Dari sudut pandang ini, tentu saja bagi saya lulusan SD yang (misalnya) membuat taman baca yang mengubah sebuah desa adalah yang paling unggul (apakah ini jenis orang blangsak yang dicari?).
Privilege itu nyata. Ibarat lomba lari, privilege membuat kita berada di garis start berbeda. Sebagian kecil orang sudah berada jauh di depan padahal kita sedang menuju garis finish yang sama dalam waktu tempuh yang sama (terinspirasi dari sini).
Namun bagi saya privilege itu bukanlah ketidakadilan selama kita semua masih punya hak yang sama untuk ikut berlari (dan iya, kita punya).
Saya berhenti bertanya-tanya apakah seseorang berhasil karena privilege atau usaha mereka sendiri. Pertanyaan itu barangkali justru juga berakar dari cara pandang kita pada posisi dan proses kita sendiri.
Kita bisa belajar dari orang-orang yang punya privilege dan kita juga bisa belajar dari orang-orang berhasil yang memulai dengan “tangan kosong”.
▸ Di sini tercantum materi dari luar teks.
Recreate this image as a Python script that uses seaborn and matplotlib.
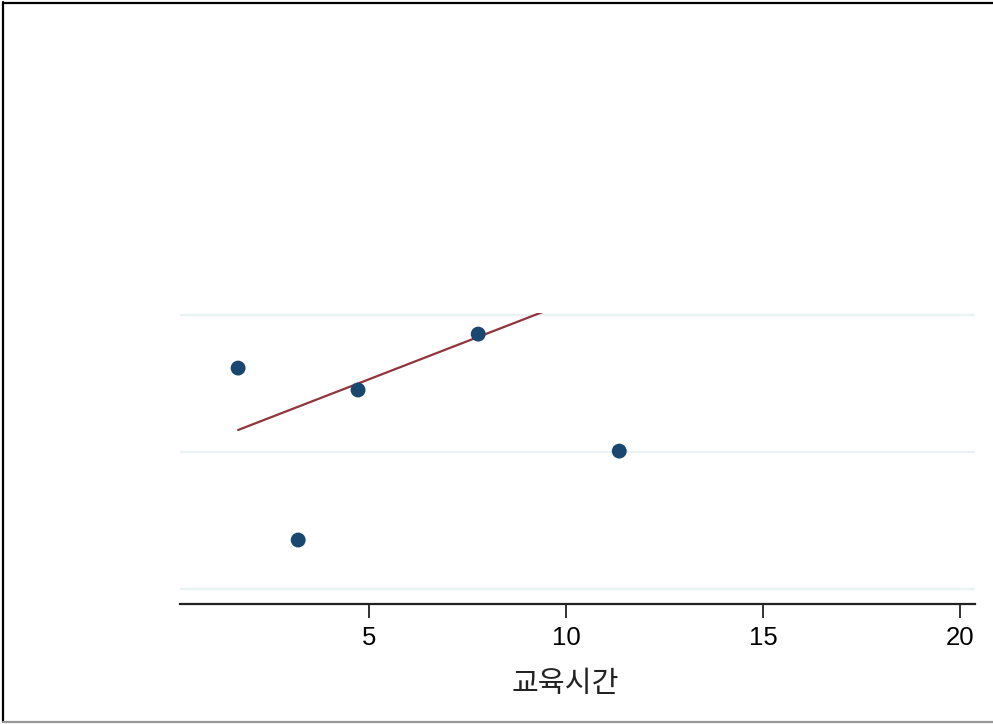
import matplotlib
matplotlib.use("Agg")
import matplotlib.pyplot as plt
import seaborn as sns
import pandas as pd
from matplotlib.lines import Line2D

# Data
hours = [1.675, 3.20, 4.72, 7.77, 11.35]
score = [3.613, 2.358, 3.453, 3.861, 3.007]
fit_x = [1.675, 11.35]
fit_y = [3.161, 4.239]
xticks = [5, 10, 15, 20]
ygrid = [2, 3, 4]
xlabel = "교육시간"

sns.set_theme(style="white")
plt.rcParams['font.family'] = ['Liberation Sans', 'Noto Sans CJK KR', 'DejaVu Sans']

fig = plt.figure(figsize=(9.93, 7.24), dpi=100)
W, H = 993, 724
ax = fig.add_axes([180 / W, (H - 604) / H, 795 / W, 291 / H])

df = pd.DataFrame({"hours": hours, "score": score})
fit = pd.DataFrame({"x": fit_x, "y": fit_y})

sns.lineplot(data=fit, x="x", y="y", ax=ax, color="#90353b", lw=1.6, zorder=3)
sns.scatterplot(data=df, x="hours", y="score", ax=ax, color="#1a476f", s=115,
                edgecolor="none", zorder=4)

ax.set_xlim(0.2, 20.38)
ax.set_ylim(1.891, 4.015)
ax.set_xticks(xticks)
ax.set_xticklabels([str(t) for t in xticks], fontsize=18.5, color="black")
ax.set_yticks(ygrid)
ax.set_yticklabels([])
ax.tick_params(axis="y", length=0)
ax.tick_params(axis="x", direction="out", length=10, width=1.3, color="#222222", pad=6,
               bottom=True)
ax.grid(axis="y", color="#eaf2f3", lw=1.6)
ax.grid(axis="x", visible=False)
for s in ["top", "right", "left"]:
    ax.spines[s].set_visible(False)
ax.spines["bottom"].set_color("#222222")
ax.spines["bottom"].set_linewidth(1.6)
ax.set_ylabel("")
ax.set_xlabel(xlabel, fontsize=21, color="#222222", labelpad=8,
              family=['Noto Sans CJK KR', 'DejaVu Sans'])
ax.xaxis.set_label_coords((565 - 180) / 795, -0.225)

# figure border
fig.add_artist(Line2D([3 / W, 3 / W], [1 - 2 / H, 1 - 722 / H], transform=fig.transFigure,
                      color="black", lw=1.6))
fig.add_artist(Line2D([3 / W, 1], [1 - 3 / H, 1 - 3 / H], transform=fig.transFigure,
                      color="black", lw=1.6))
fig.add_artist(Line2D([3 / W, 1], [1 - 722 / H, 1 - 722 / H], transform=fig.transFigure,
                      color="#999999", lw=1.6))

fig.savefig("out.png", dpi=100)
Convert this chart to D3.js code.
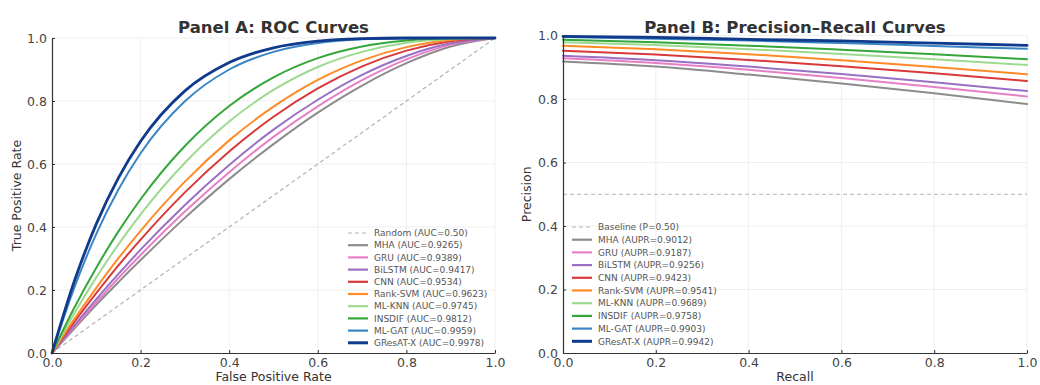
<!DOCTYPE html>
<html>
<head>
<meta charset="utf-8">
<script src="https://cdn.jsdelivr.net/npm/d3@7"></script>
<style>
  body { margin: 0; background: #fff; }
  svg text { font-family: "DejaVu Sans", sans-serif; }
  .tick text { fill: #444; font-size: 12.5px; }
  .tick line { stroke: #333; }
  .domain { stroke: #333; stroke-width: 1.2; }
  .grid line { stroke: #ebebeb; stroke-width: 0.8; }
</style>
</head>
<body>
<div id="chart"></div>
<script>
var models = ["MHA", "GRU", "BiLSTM", "CNN", "Rank-SVM", "ML-KNN", "INSDIF", "ML-GAT", "GResAT-X"]
var aucValues = ["0.9265", "0.9389", "0.9417", "0.9534", "0.9623", "0.9745", "0.9812", "0.9959", "0.9978"]
var auprValues = ["0.9012", "0.9187", "0.9256", "0.9423", "0.9541", "0.9689", "0.9758", "0.9903", "0.9942"]
var axisTicks = [0, 0.2, 0.4, 0.6, 0.8, 1.0]

// ROC points
var rocFpr = [0, 0.05, 0.1, 0.15, 0.2, 0.3, 0.4, 0.5, 0.6, 0.7, 0.8, 0.9, 1.0]
var rocMHA = [0, 0.077, 0.153, 0.225, 0.295, 0.429, 0.552, 0.663, 0.763, 0.849, 0.920, 0.973, 1]
var rocGRU = [0, 0.082, 0.161, 0.238, 0.311, 0.449, 0.574, 0.686, 0.783, 0.866, 0.932, 0.979, 1]
var rocBiLSTM = [0, 0.087, 0.171, 0.251, 0.328, 0.470, 0.597, 0.709, 0.804, 0.883, 0.943, 0.983, 1]
var rocCNN = [0, 0.098, 0.190, 0.278, 0.360, 0.510, 0.640, 0.750, 0.840, 0.910, 0.960, 0.990, 1]
var rocRankSVM = [0, 0.107, 0.207, 0.301, 0.388, 0.544, 0.675, 0.782, 0.867, 0.929, 0.971, 0.994, 1]
var rocMLKNN = [0, 0.125, 0.240, 0.345, 0.440, 0.604, 0.735, 0.835, 0.908, 0.956, 0.985, 0.997, 1]
var rocINSDIF = [0, 0.143, 0.271, 0.386, 0.488, 0.657, 0.784, 0.875, 0.936, 0.973, 0.992, 0.999, 1]
var rocMLGAT = [0, 0.206, 0.378, 0.519, 0.634, 0.799, 0.900, 0.956, 0.984, 0.996, 0.999, 1, 1]
var rocGResATX = [0, 0.226, 0.410, 0.556, 0.672, 0.832, 0.922, 0.969, 0.990, 0.998, 1, 1, 1]

// precision-recall points
var prRecall = [0, 0.2, 0.4, 0.6, 0.8, 1.0]
var prMHA = [0.918, 0.902, 0.877, 0.849, 0.818, 0.784]
var prGRU = [0.928, 0.913, 0.892, 0.866, 0.838, 0.808]
var prBiLSTM = [0.936, 0.922, 0.902, 0.879, 0.853, 0.825]
var prCNN = [0.952, 0.940, 0.923, 0.903, 0.881, 0.857]
var prRankSVM = [0.968, 0.957, 0.941, 0.922, 0.901, 0.878]
var prMLKNN = [0.979, 0.970, 0.957, 0.942, 0.925, 0.907]
var prINSDIF = [0.987, 0.979, 0.968, 0.955, 0.941, 0.925]
var prMLGAT = [0.995, 0.990, 0.984, 0.976, 0.967, 0.958]
var prGResATX = [0.997, 0.994, 0.988, 0.983, 0.976, 0.969]
var prBaseline = 0.5

var rocSeries = [rocMHA, rocGRU, rocBiLSTM, rocCNN, rocRankSVM, rocMLKNN, rocINSDIF, rocMLGAT, rocGResATX]
var prSeries = [prMHA, prGRU, prBiLSTM, prCNN, prRankSVM, prMLKNN, prINSDIF, prMLGAT, prGResATX]

var colors = ["#8c8c8c", "#e77fc6", "#9a70c4", "#d8393a", "#ff8a26", "#9dd98f", "#35a63a", "#3a86c4", "#103a8c"]
var widths = [2, 2, 2, 2, 2, 2, 2, 2, 2.8]

var W = 1040, H = 385

var svg = d3.select("#chart").append("svg")
  .attr("width", W)
  .attr("height", H)

function drawPanel(opts){
  var x = d3.scaleLinear().domain([0, 1]).range([opts.left, opts.right])
  var y = d3.scaleLinear().domain([0, 1]).range([opts.bottom, opts.top])
  var g = svg.append("g")

  // grid
  var grid = g.append("g").attr("class", "grid")
  grid.selectAll(".gx").data(axisTicks.slice(1)).enter().append("line")
    .attr("x1", function(d){ return x(d) }).attr("x2", function(d){ return x(d) })
    .attr("y1", y(0)).attr("y2", y(1))
  grid.selectAll(".gy").data(axisTicks.slice(1)).enter().append("line")
    .attr("x1", x(0)).attr("x2", x(1))
    .attr("y1", function(d){ return y(d) }).attr("y2", function(d){ return y(d) })

  // reference dashed line
  g.append("path")
    .attr("d", d3.line()(opts.refLine.map(function(p){ return [x(p[0]), y(p[1])] })))
    .attr("fill", "none")
    .attr("stroke", "#b3b3b3")
    .attr("stroke-width", 1.2)
    .attr("stroke-dasharray", "4,3")

  var line = d3.line()
    .x(function(d){ return x(d[0]) })
    .y(function(d){ return y(d[1]) })
    .curve(d3.curveMonotoneX)

  opts.series.forEach(function(vals, i){
    g.append("path")
      .attr("d", line(opts.xs.map(function(v, j){ return [v, vals[j]] })))
      .attr("fill", "none")
      .attr("stroke", colors[i])
      .attr("stroke-width", widths[i])
      .attr("stroke-linecap", "round")
  })

  g.append("g")
    .attr("transform", "translate(0," + y(0) + ")")
    .call(d3.axisBottom(x).tickValues(axisTicks).tickFormat(d3.format(".1f")).tickSizeInner(-3).tickSizeOuter(0).tickPadding(5))
  g.append("g")
    .attr("transform", "translate(" + x(0) + ",0)")
    .call(d3.axisLeft(y).tickValues(axisTicks).tickFormat(d3.format(".1f")).tickSizeInner(-3).tickSizeOuter(0).tickPadding(5))

  // title and labels
  g.append("text")
    .attr("x", (opts.left + opts.right) / 2)
    .attr("y", 33)
    .attr("text-anchor", "middle")
    .style("font-size", "16.5px")
    .style("font-weight", "bold")
    .style("fill", "#333")
    .text(opts.title)
  g.append("text")
    .attr("x", (opts.left + opts.right) / 2)
    .attr("y", 381)
    .attr("text-anchor", "middle")
    .style("font-size", "12.5px")
    .style("fill", "#333")
    .text(opts.xLabel)
  g.append("text")
    .attr("transform", "translate(" + opts.yLabelX + "," + ((opts.top + opts.bottom) / 2) + ") rotate(-90)")
    .attr("text-anchor", "middle")
    .style("font-size", "12.5px")
    .style("fill", "#333")
    .text(opts.yLabel)

  // legend
  var leg = g.append("g").attr("transform", "translate(" + opts.legX + "," + opts.legY + ")")
  var entries = [{label: opts.refLabel, color: "#b3b3b3", w: 1.2, dash: "4,3"}]
  models.forEach(function(m, i){
    entries.push({label: m + " (" + opts.metric + "=" + opts.scores[i] + ")", color: colors[i], w: widths[i] + 0.2, dash: null})
  })
  entries.forEach(function(e, i){
    var row = leg.append("g").attr("transform", "translate(0," + (i * opts.legStep) + ")")
    row.append("line")
      .attr("x1", 0).attr("x2", 20)
      .attr("stroke", e.color)
      .attr("stroke-width", e.w)
      .attr("stroke-dasharray", e.dash)
    row.append("text")
      .attr("x", 26).attr("y", 3.2)
      .style("font-size", "9px")
      .style("fill", "#555")
      .text(e.label)
  })
}

drawPanel({
  left: 52, right: 495, top: 38, bottom: 353,
  title: "Panel A: ROC Curves",
  xLabel: "False Positive Rate",
  yLabel: "True Positive Rate",
  yLabelX: 21,
  xs: rocFpr,
  series: rocSeries,
  refLine: [[0, 0], [1, 1]],
  refLabel: "Random (AUC=0.50)",
  metric: "AUC",
  scores: aucValues,
  legX: 348, legY: 233, legStep: 12.2
})

drawPanel({
  left: 563, right: 1027, top: 35.5, bottom: 353,
  title: "Panel B: Precision\u2013Recall Curves",
  xLabel: "Recall",
  yLabel: "Precision",
  yLabelX: 531,
  xs: prRecall,
  series: prSeries,
  refLine: [[0, prBaseline], [1, prBaseline]],
  refLabel: "Baseline (P=0.50)",
  metric: "AUPR",
  scores: auprValues,
  legX: 572, legY: 227, legStep: 12.7
})
</script>
</body>
</html>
Anak saya tidak punya privilege seperti anak-anak sekolah internasional tapi saya mengajarinya agar bisa berdiri sejajar dengan mereka, dengan cara kami. Agar ia punya karakter dan hal-hal yang sama yang memungkinkan ia punya akses serupa.
Tetapi setelah ia bisa berdiri sejajar, lalu apa? Tujuannya tentu saja bukan sekedar agar ia sejajar. Tujuan besar yang perlu kami capai kemudian adalah apa yang bisa ia lakukan dengan bekal tersebut untuk orang-orang yang tidak punya privilege (atau yang mengira tidak punya).